A Massachusetts judge sided with three Afghanistan war veterans who filed a lawsuit against the state, after being denied "Welcome Home" bonuses because of their other-than-honorable military discharges.
In a decision handed down Wednesday, Associate Justice Michael Ricciuti ordered the Massachusetts Veterans' Bonus Appeal Board to reconsider rejecting the veterans. Lawyers in the case estimate that beyond their three clients, the decision means that about 4,000 Massachusetts veterans are now eligible for the bonuses.
"Veterans with bad paper discharges are among the most at-risk veterans and yet are often told that they are ineligible for traditional veteran services and programs," said Laurel Fresquez, an attorney who represented the three veterans. "Thanks to this decision and these three veterans, thousands of Massachusetts veterans will finally have a right to some recognition for their honorable service to our country."
The Massachusetts legislature created the Welcome Home Bonus in 2005 for post-9/11 service members. Under the program, people who deployed to Iraq or Afghanistan -- and lived in Massachusetts for a period of least six months before enlisting -- are eligible to apply for a one-time, tax-free $1,000 bonus. The program is run by the state treasury.
Jeffrey Machado, Washington Santos and Herik Espinosa -- three Army veterans named in the lawsuit -- each completed enlistments and re-joined multiple times. They applied for the Welcome Home Bonus and were denied by the treasury and then the Veterans' Bonus Appeal Board, which argued their other-than-honorable discharges from their final enlistments made them ineligible.
Machado, Santos and Espinosa, represented by student attorneys at Harvard Law School's Veterans Legal Clinic, filed a lawsuit in 2017 in Massachusetts Superior Court.

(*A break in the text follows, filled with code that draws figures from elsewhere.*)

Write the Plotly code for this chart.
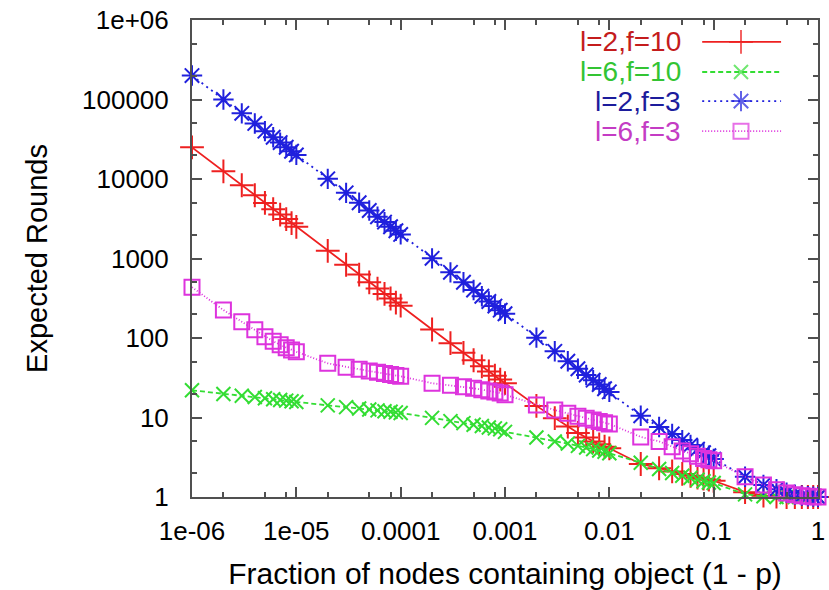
import plotly.graph_objects as go

# ---------------- data ----------------
fraction = [
    1e-6, 2e-6, 3e-6, 4e-6, 5e-6, 6e-6, 7e-6, 8e-6, 9e-6,
    1e-5, 2e-5, 3e-5, 4e-5, 5e-5, 6e-5, 7e-5, 8e-5, 9e-5,
    1e-4, 2e-4, 3e-4, 4e-4, 5e-4, 6e-4, 7e-4, 8e-4, 9e-4,
    1e-3, 2e-3, 3e-3, 4e-3, 5e-3, 6e-3, 7e-3, 8e-3, 9e-3,
    1e-2, 2e-2, 3e-2, 4e-2, 5e-2, 6e-2, 7e-2, 8e-2, 9e-2,
    0.1, 0.2, 0.3, 0.4, 0.5, 0.6, 0.7, 0.8, 0.9,
    1.0,
]

rounds_l2_f10 = [
    25000, 12500, 8350, 6250, 5000, 4170, 3570, 3130, 2780,
    2500, 1250, 835, 627, 502, 418, 358, 314, 279,
    255, 128, 86, 65, 52.5, 44, 38, 33.5, 30,
    27, 14.0, 9.8, 7.7, 6.4, 5.6, 5.0, 4.6, 4.3,
    4.1, 2.6, 2.3, 2.1, 1.95, 1.85, 1.75, 1.7, 1.65,
    1.6, 1.15, 1.04, 1.01, 1.0, 1.0, 1.0, 1.0, 1.0,
    1.0,
]

rounds_l6_f10 = [
    22, 19.8, 18.8, 18.1, 17.5, 17.0, 16.6, 16.3, 16.0,
    15.7, 14.2, 13.5, 13.0, 12.6, 12.3, 12.0, 11.8, 11.6,
    11.4, 9.9, 9.0, 8.5, 8.1, 7.8, 7.5, 7.3, 7.1,
    6.6, 5.6, 5.0, 4.7, 4.4, 4.2, 4.0, 3.85, 3.7,
    3.55, 2.7, 2.25, 2.0, 1.85, 1.75, 1.65, 1.58, 1.52,
    1.5, 1.08, 1.02, 1.0, 1.0, 1.0, 1.0, 1.0, 1.0,
    1.0,
]

rounds_l2_f3 = [
    200000, 100000, 67000, 50000, 40000, 33500, 28700, 25100, 22300,
    20100, 10050, 6700, 5030, 4020, 3350, 2870, 2510, 2230,
    2010, 1005, 670, 503, 402, 335, 288, 252, 224,
    202, 101, 68, 51, 41, 34.3, 29.5, 26, 23,
    21, 10.5, 7.6, 6.2, 5.2, 4.5, 4.0, 3.6, 3.3,
    3.0, 1.8, 1.42, 1.25, 1.13, 1.07, 1.04, 1.02, 1.01,
    1.0,
]

rounds_l6_f3 = [
    435, 225, 160, 127, 104, 91, 82, 75.5, 70.5,
    67, 48, 43, 40.5, 38.5, 37, 35.8, 34.8, 33.8,
    33, 27, 25.5, 24.3, 23.3, 22.4, 21.6, 20.9, 20.3,
    19.3, 14.4, 12.4, 11.3, 10.4, 9.8, 9.3, 8.9, 8.6,
    8.3, 5.7, 5.0, 4.3, 3.8, 3.5, 3.25, 3.05, 2.95,
    2.85, 1.8, 1.42, 1.23, 1.12, 1.07, 1.04, 1.02, 1.01,
    1.0,
]

series_names = ["l=2,f=10", "l=6,f=10", "l=2,f=3", "l=6,f=3"]

x_tick_vals = [1e-6, 1e-5, 1e-4, 1e-3, 1e-2, 1e-1, 1]
x_tick_text = ["1e-06", "1e-05", "0.0001", "0.001", "0.01", "0.1", "1"]
y_tick_vals = [1, 10, 100, 1000, 10000, 100000, 1000000]
y_tick_text = ["1", "10", "100", "1000", "10000", "100000", "1e+06"]
x_minor_vals = [m * d for d in [1e-6, 1e-5, 1e-4, 1e-3, 1e-2, 1e-1] for m in (2, 5, 8)]
y_minor_vals = [m * d for d in [1, 10, 100, 1000, 10000, 100000] for m in (2, 5)]

# ---------------- styles ----------------
FONT = "Liberation Sans, Arial, sans-serif"
AXIS_COLOR = "#505050"
styles = [
    dict(color="#ee2020", text="#c41c1c", dash="solid", symbol="cross-thin-open", size=17),
    dict(color="#33dd33", text="#33c433", dash="5px,3px", symbol="x-thin-open", size=14),
    dict(color="#2020dd", text="#1c1c9c", dash="2px,4px", symbol="asterisk-open", size=17),
    dict(color="#dd33dd", text="#c43cc4", dash="1px,2px", symbol="square-open", size=15),
]
all_series = [rounds_l2_f10, rounds_l6_f10, rounds_l2_f3, rounds_l6_f3]

fig = go.Figure()
for name, ys, st in zip(series_names, all_series, styles):
    fig.add_trace(go.Scatter(
        x=fraction, y=ys, name=name, mode="lines+markers",
        line=dict(color=st["color"], width=1.8, dash=st["dash"]),
        marker=dict(symbol=st["symbol"], size=st["size"], color=st["color"],
                    line=dict(color=st["color"], width=2)),
        cliponaxis=False, showlegend=False,
    ))

# ---- gnuplot-style key (text right, sample line to the right) ----
key_rows = [0.954, 0.891, 0.830, 0.767]
key_line_x = [0.815, 0.877, 0.941]
key_text_x = 0.784
for name, st, ry in zip(series_names, styles, key_rows):
    fig.add_trace(go.Scatter(
        x=key_line_x, y=[ry, ry, ry], xaxis="x2", yaxis="y2",
        mode="lines+markers",
        line=dict(color=st["color"], width=1.8, dash=st["dash"]),
        marker=dict(symbol=st["symbol"], size=[0, st["size"], 0], color=st["color"],
                    line=dict(color=st["color"], width=2)),
        cliponaxis=False, showlegend=False, hoverinfo="skip",
    ))
    fig.add_annotation(
        x=key_text_x, y=ry, xref="paper", yref="paper", text=name,
        showarrow=False, xanchor="right", yanchor="middle",
        font=dict(family=FONT, size=28, color=st["text"]),
    )

axis_common = dict(
    type="log", showgrid=False, zeroline=False, automargin=False,
    showline=True, linecolor=AXIS_COLOR, linewidth=2, mirror="allticks",
    ticks="inside", ticklen=10, tickwidth=1.5, tickcolor=AXIS_COLOR,
    tickmode="array", tickfont=dict(family=FONT, size=26, color="#000000"),
)

fig.update_layout(
    template="none",
    width=829, height=590,
    margin=dict(l=192, r=11, t=20, b=93, autoexpand=False),
    paper_bgcolor="white", plot_bgcolor="white",
    font=dict(family=FONT, color="#000000"),
    xaxis=dict(
        axis_common, range=[-6, 0], tickvals=x_tick_vals, ticktext=x_tick_text,
        ticklabelstandoff=10,
        minor=dict(tickvals=x_minor_vals, ticks="inside", ticklen=5,
                   tickwidth=1.5, tickcolor=AXIS_COLOR),
        title=dict(text="Fraction of nodes containing object (1 - p)",
                   font=dict(family=FONT, size=30, color="#000000"), standoff=22),
    ),
    yaxis=dict(
        axis_common, range=[0, 6], tickvals=y_tick_vals, ticktext=y_tick_text,
        ticklabelstandoff=16,
        minor=dict(tickvals=y_minor_vals, ticks="inside", ticklen=5,
                   tickwidth=1.5, tickcolor=AXIS_COLOR),
        title=dict(text="Expected Rounds",
                   font=dict(family=FONT, size=29, color="#000000"), standoff=26),
    ),
    xaxis2=dict(domain=[0, 1], range=[0, 1], overlaying="x", anchor="y2",
                visible=False, fixedrange=True),
    yaxis2=dict(domain=[0, 1], range=[0, 1], overlaying="y", anchor="x2",
                visible=False, fixedrange=True),
)

fig.write_html(
    "out.html",
    config={"displayModeBar": False},
    post_script="document.body.style.margin='0';document.body.style.overflow='hidden';",
)
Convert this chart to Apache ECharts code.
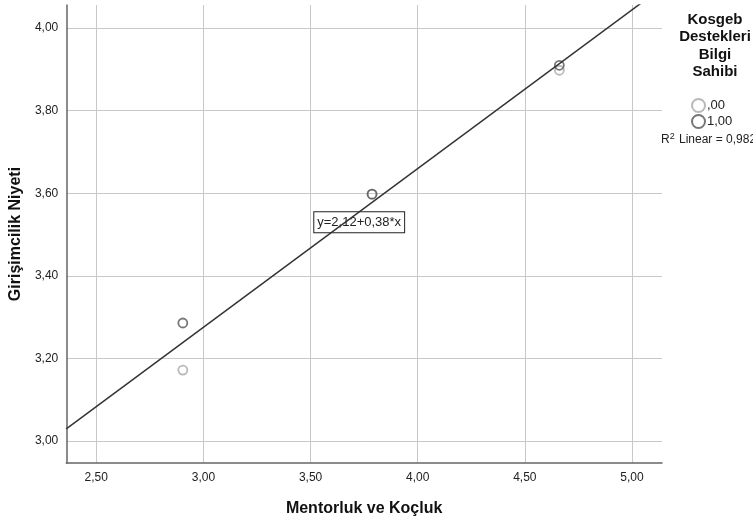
<!DOCTYPE html>
<html>
<head>
<meta charset="utf-8">
<script src="https://cdn.jsdelivr.net/npm/echarts@6/dist/echarts.min.js"></script>
<style>
  html, body { margin: 0; padding: 0; background: #fff; }
  #chart { width: 753px; height: 522px; }
</style>
</head>
<body>
<div id="chart"></div>
<script>
// mentorluk ve koçluk (x) / girişimcilik niyeti (y) per group
const groupNames = [',00', '1,00']
const xGroup0 = [2.904, 3.787, 4.661]
const yGroup0 = [3.172, 3.598, 3.898]
const xGroup1 = [2.904, 3.787, 4.661]
const yGroup1 = [3.286, 3.598, 3.910]
const rSquareText = '0,982'

const xMin = 2.36, xMax = 5.14
const yMin = 2.947, yMax = 4.056

const fmt = (v) => v.toFixed(2).replace('.', ',')

// linear fit at total
const allX = xGroup0.concat(xGroup1)
const allY = yGroup0.concat(yGroup1)
const mx = allX.reduce((a, b) => a + b, 0) / allX.length
const my = allY.reduce((a, b) => a + b, 0) / allY.length
let sxy = 0, sxx = 0
allX.forEach((x, i) => {
  sxy += (x - mx) * (allY[i] - my)
  sxx += (x - mx) * (x - mx)
})
const slope = sxy / sxx
const intercept = my - slope * mx
const fitLine = [xMin, xMax].map((x) => [x, intercept + slope * x])

const chart = echarts.init(document.getElementById('chart'))

const labelStyle = { color: '#222', fontSize: 12, fontFamily: 'Liberation Sans' }

const option = {
  animation: false,
  grid: { left: 64, right: 91, top: 5, bottom: 59 },
  xAxis: {
    type: 'value',
    min: xMin,
    max: xMax,
    splitNumber: 5,
    name: 'Mentorluk ve Koçluk',
    nameLocation: 'middle',
    nameGap: 38,
    nameTextStyle: { fontSize: 16, fontWeight: 'bold', color: '#111', fontFamily: 'Liberation Sans' },
    axisLine: { show: true, lineStyle: { color: '#666', width: 1.5 } },
    axisTick: { show: false },
    axisLabel: Object.assign({ formatter: fmt, margin: 9, showMinLabel: false, showMaxLabel: false }, labelStyle),
    splitLine: { show: true, showMinLine: false, showMaxLine: false, lineStyle: { color: '#c8c8c8', width: 1 } }
  },
  yAxis: {
    type: 'value',
    min: yMin,
    max: yMax,
    splitNumber: 5,
    name: 'Girişimcilik Niyeti',
    nameLocation: 'middle',
    nameGap: 42,
    nameRotate: 90,
    nameTextStyle: { fontSize: 16, fontWeight: 'bold', color: '#111', fontFamily: 'Liberation Sans' },
    axisLine: { show: true, lineStyle: { color: '#666', width: 1.5 } },
    axisTick: { show: false },
    axisLabel: Object.assign({ formatter: fmt, margin: 8, showMinLabel: false, showMaxLabel: false }, labelStyle),
    splitLine: { show: true, showMinLine: false, showMaxLine: false, lineStyle: { color: '#c8c8c8', width: 1 } }
  },
  legend: {
    orient: 'vertical',
    left: 686,
    top: 93,
    itemWidth: 13,
    itemHeight: 13,
    itemGap: 1,
    data: groupNames,
    textStyle: { fontSize: 13, color: '#222', fontFamily: 'Liberation Sans', lineHeight: 15, padding: [0, 0, 0, -3] }
  },
  graphic: [
    {
      type: 'text',
      x: 715,
      y: 11,
      style: {
        text: 'Kosgeb\nDestekleri\nBilgi\nSahibi',
        align: 'center',
        verticalAlign: 'top',
        fontSize: 15,
        fontWeight: 'bold',
        lineHeight: 17.5,
        fill: '#111',
        fontFamily: 'Liberation Sans'
      }
    },
    {
      type: 'text',
      x: 661,
      y: 132,
      style: {
        text: 'R{sup|2} Linear = ' + rSquareText,
        fontSize: 12,
        fill: '#222',
        fontFamily: 'Liberation Sans',
        rich: {
          sup: { fontSize: 9, verticalAlign: 'top', padding: [0, 1, 6, 0], fill: '#222' }
        }
      }
    }
  ],
  series: [
    {
      name: groupNames[0],
      type: 'scatter',
      symbol: 'circle',
      symbolSize: 9,
      itemStyle: { color: 'rgba(0,0,0,0)', borderColor: '#a8a8a8', borderWidth: 1.8 },
      data: xGroup0.map((x, i) => [x, yGroup0[i]]),
      z: 3
    },
    {
      name: groupNames[1],
      type: 'scatter',
      symbol: 'circle',
      symbolSize: 9,
      itemStyle: { color: 'rgba(0,0,0,0)', borderColor: '#555', borderWidth: 1.8 },
      data: xGroup1.map((x, i) => [x, yGroup1[i]]),
      z: 4
    },
    {
      name: 'fit',
      type: 'line',
      data: fitLine,
      symbol: 'none',
      clip: true,
      lineStyle: { color: '#333', width: 1.5 },
      z: 5,
      markPoint: {
        symbol: 'rect',
        symbolSize: 0,
        data: [{ coord: [3.727, 3.530] }],
        label: {
          show: true,
          position: 'inside',
          formatter: 'y=' + fmt(intercept) + '+' + fmt(slope) + '*x',
          backgroundColor: '#fff',
          borderColor: '#222',
          borderWidth: 1,
          padding: [4, 3, 3, 3],
          color: '#222',
          fontSize: 13,
          fontFamily: 'Liberation Sans'
        }
      }
    }
  ]
}

chart.setOption(option)
</script>
</body>
</html>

In the complaint, they argued the board should take into consideration their prior enlistments, which they completed honorably.
The judge agreed, calling the state's denial "erroneous as a matter of law, arbitrary and capricious." He said the board's decision to deny the benefit disincentivized service members from enlisting multiple times.
"The Bonus Law was designed to reward service to the country," Ricciuti's order reads. "The board's reading would penalize such service for military members who voluntarily remain in combat, a result at odds with the legislature's intent."
In a statement Sunday, Machado, the lead plaintiff, said the decision meant more than the $1,000 - it was a symbolic win for veterans with other-than-honorable discharges.
Those discharges, known as "bad paper," can prevent veterans from receiving federal assistance, such as Department of Veterans Affairs health care, disability payments, education and housing. Some lawmakers and veteran advocates have long argued servicemembers with bad paper were, in many cases, unjustly released from the military because of mental health issues.
The Government Accountability Office released findings in 2017 that the Defense Department separated approximately 92,000 service members for misconduct from 2011 through 2015, and 57,000 of them were diagnosed with post-traumatic stress disorder, traumatic brain injury or other conditions that can change service members' moods and behaviors and lead to disciplinary problems.